SOURCE DATA:
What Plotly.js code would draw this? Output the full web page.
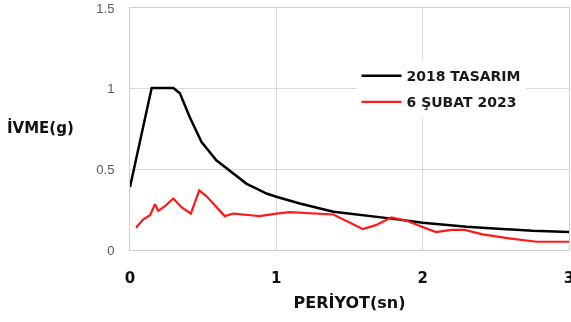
<!DOCTYPE html>
<html>
<head>
<meta charset="utf-8">
<script src="https://cdn.plot.ly/plotly-3.0.1.min.js"></script>
<style>html,body{margin:0;padding:0;background:#fff;overflow:hidden}#chart{width:571px;height:322px;will-change:transform;transform:translateZ(0)}</style>
</head>
<body>
<div id="chart"></div>
<script>
// 2018 TASARIM (design spectrum)
const designT = [0, 0.148, 0.296, 0.341, 0.41, 0.489, 0.59, 0.705, 0.797, 0.933, 1.0, 1.16, 1.39, 1.775, 2.0, 2.3, 2.75, 3.0];
const designA = [0.39, 1.004, 1.004, 0.971, 0.82, 0.669, 0.556, 0.473, 0.41, 0.35, 0.33, 0.288, 0.237, 0.196, 0.169, 0.144, 0.119, 0.111];
// 6 ŞUBAT 2023 (recorded)
const quakeT = [0.041, 0.091, 0.137, 0.155, 0.171, 0.193, 0.239, 0.296, 0.353, 0.416, 0.473, 0.523, 0.648, 0.705, 0.887, 1.0, 1.09, 1.39, 1.59, 1.68, 1.786, 1.89, 2.0, 2.09, 2.196, 2.287, 2.41, 2.59, 2.78, 3.0];
const quakeA = [0.138, 0.19, 0.216, 0.247, 0.284, 0.243, 0.272, 0.319, 0.264, 0.226, 0.37, 0.333, 0.21, 0.226, 0.21, 0.226, 0.235, 0.22, 0.13, 0.154, 0.202, 0.181, 0.14, 0.111, 0.125, 0.125, 0.097, 0.072, 0.051, 0.051];
const seriesNames = ["2018 TASARIM", "6 ŞUBAT 2023"];
const xTickStep = 1;
const yTickStep = 0.5;

const traces = [
  {x: designT, y: designA, name: seriesNames[0], type: "scatter", mode: "lines",
   line: {color: "#000000", width: 2.5}, legendgroup: "a"},
  {x: quakeT, y: quakeA, name: seriesNames[1], type: "scatter", mode: "lines",
   line: {color: "#ff1a1a", width: 2.2}, legendgroup: "b"}
];

const layout = {
  width: 571, height: 322,
  margin: {l: 130, r: 2, t: 8, b: 72},
  paper_bgcolor: "#fff", plot_bgcolor: "#fff",
  showlegend: true,
  legend: {
    x: 0.516, y: 0.785, xanchor: "left", yanchor: "top",
    bgcolor: "#ffffff", borderwidth: 0,
    font: {family: "DejaVu Sans", size: 14, color: "#1a1a1a", weight: "bold"},
    itemwidth: 40, traceorder: "grouped", tracegroupgap: 5
  },
  xaxis: {
    range: [0, 3], tickmode: "linear", tick0: 0, dtick: xTickStep,
    showgrid: true, gridcolor: "#d9d9d9", gridwidth: 1,
    showline: true, linecolor: "#d0d0d0", linewidth: 1, mirror: true,
    zeroline: false, ticks: "outside", ticklen: 14, tickcolor: "rgba(0,0,0,0)",
    ticklabeloverflow: "allow",
    tickfont: {family: "DejaVu Sans", size: 15, color: "#111", weight: "bold"},
    title: {text: "PERİYOT(sn)", standoff: 10,
      font: {family: "DejaVu Sans", size: 16, color: "#111", weight: "bold"}}
  },
  yaxis: {
    range: [0, 1.5], tickmode: "linear", tick0: 0, dtick: yTickStep,
    showgrid: true, gridcolor: "#d9d9d9", gridwidth: 1,
    showline: true, linecolor: "#d0d0d0", linewidth: 1, mirror: true,
    zeroline: false, ticks: "outside", ticklen: 12, tickcolor: "rgba(0,0,0,0)",
    tickfont: {family: "Liberation Sans", size: 13, color: "#595959"}
  },
  annotations: [{
    text: "İVME(g)", xref: "paper", yref: "paper",
    x: -0.285, y: 0.508, xanchor: "left", yanchor: "middle", showarrow: false,
    font: {family: "DejaVu Sans", size: 15, color: "#111", weight: "bold"}
  }]
};

Plotly.newPlot("chart", traces, layout, {displayModeBar: false, staticPlot: true});
</script>
</body>
</html>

WRITTEN REQUEST: Your copy of the data above should match it exactly, except that pictures are left out.

FINISHED TASK:
What Plotly.js code would draw this? Output the full web page.
<!DOCTYPE html>
<html>
<head>
<meta charset="utf-8">
<script src="https://cdn.plot.ly/plotly-3.0.1.min.js"></script>
<style>html,body{margin:0;padding:0;background:#fff;overflow:hidden}#chart{width:571px;height:322px;will-change:transform;transform:translateZ(0)}</style>
</head>
<body>
<div id="chart"></div>
<script>
// 2018 TASARIM (design spectrum)
const designT = [0, 0.148, 0.296, 0.341, 0.41, 0.489, 0.59, 0.705, 0.797, 0.933, 1.0, 1.16, 1.39, 1.775, 2.0, 2.3, 2.75, 3.0];
const designA = [0.39, 1.004, 1.004, 0.971, 0.82, 0.669, 0.556, 0.473, 0.41, 0.35, 0.33, 0.288, 0.237, 0.196, 0.169, 0.144, 0.119, 0.111];
// 6 ŞUBAT 2023 (recorded)
const quakeT = [0.041, 0.091, 0.137, 0.155, 0.171, 0.193, 0.239, 0.296, 0.353, 0.416, 0.473, 0.523, 0.648, 0.705, 0.887, 1.0, 1.09, 1.39, 1.59, 1.68, 1.786, 1.89, 2.0, 2.09, 2.196, 2.287, 2.41, 2.59, 2.78, 3.0];
const quakeA = [0.138, 0.19, 0.216, 0.247, 0.284, 0.243, 0.272, 0.319, 0.264, 0.226, 0.37, 0.333, 0.21, 0.226, 0.21, 0.226, 0.235, 0.22, 0.13, 0.154, 0.202, 0.181, 0.14, 0.111, 0.125, 0.125, 0.097, 0.072, 0.051, 0.051];
const seriesNames = ["2018 TASARIM", "6 ŞUBAT 2023"];
const xTickStep = 1;
const yTickStep = 0.5;

const traces = [
  {x: designT, y: designA, name: seriesNames[0], type: "scatter", mode: "lines",
   line: {color: "#000000", width: 2.5}, legendgroup: "a"},
  {x: quakeT, y: quakeA, name: seriesNames[1], type: "scatter", mode: "lines",
   line: {color: "#ff1a1a", width: 2.2}, legendgroup: "b"}
];

const layout = {
  width: 571, height: 322,
  margin: {l: 130, r: 2, t: 8, b: 72},
  paper_bgcolor: "#fff", plot_bgcolor: "#fff",
  showlegend: true,
  legend: {
    x: 0.516, y: 0.785, xanchor: "left", yanchor: "top",
    bgcolor: "#ffffff", borderwidth: 0,
    font: {family: "DejaVu Sans", size: 14, color: "#1a1a1a", weight: "bold"},
    itemwidth: 40, traceorder: "grouped", tracegroupgap: 5
  },
  xaxis: {
    range: [0, 3], tickmode: "linear", tick0: 0, dtick: xTickStep,
    showgrid: true, gridcolor: "#d9d9d9", gridwidth: 1,
    showline: true, linecolor: "#d0d0d0", linewidth: 1, mirror: true,
    zeroline: false, ticks: "outside", ticklen: 14, tickcolor: "rgba(0,0,0,0)",
    ticklabeloverflow: "allow",
    tickfont: {family: "DejaVu Sans", size: 15, color: "#111", weight: "bold"},
    title: {text: "PERİYOT(sn)", standoff: 10,
      font: {family: "DejaVu Sans", size: 16, color: "#111", weight: "bold"}}
  },
  yaxis: {
    range: [0, 1.5], tickmode: "linear", tick0: 0, dtick: yTickStep,
    showgrid: true, gridcolor: "#d9d9d9", gridwidth: 1,
    showline: true, linecolor: "#d0d0d0", linewidth: 1, mirror: true,
    zeroline: false, ticks: "outside", ticklen: 12, tickcolor: "rgba(0,0,0,0)",
    tickfont: {family: "Liberation Sans", size: 13, color: "#595959"}
  },
  annotations: [{
    text: "İVME(g)", xref: "paper", yref: "paper",
    x: -0.285, y: 0.508, xanchor: "left", yanchor: "middle", showarrow: false,
    font: {family: "DejaVu Sans", size: 15, color: "#111", weight: "bold"}
  }]
};

Plotly.newPlot("chart", traces, layout, {displayModeBar: false, staticPlot: true});
</script>
</body>
</html>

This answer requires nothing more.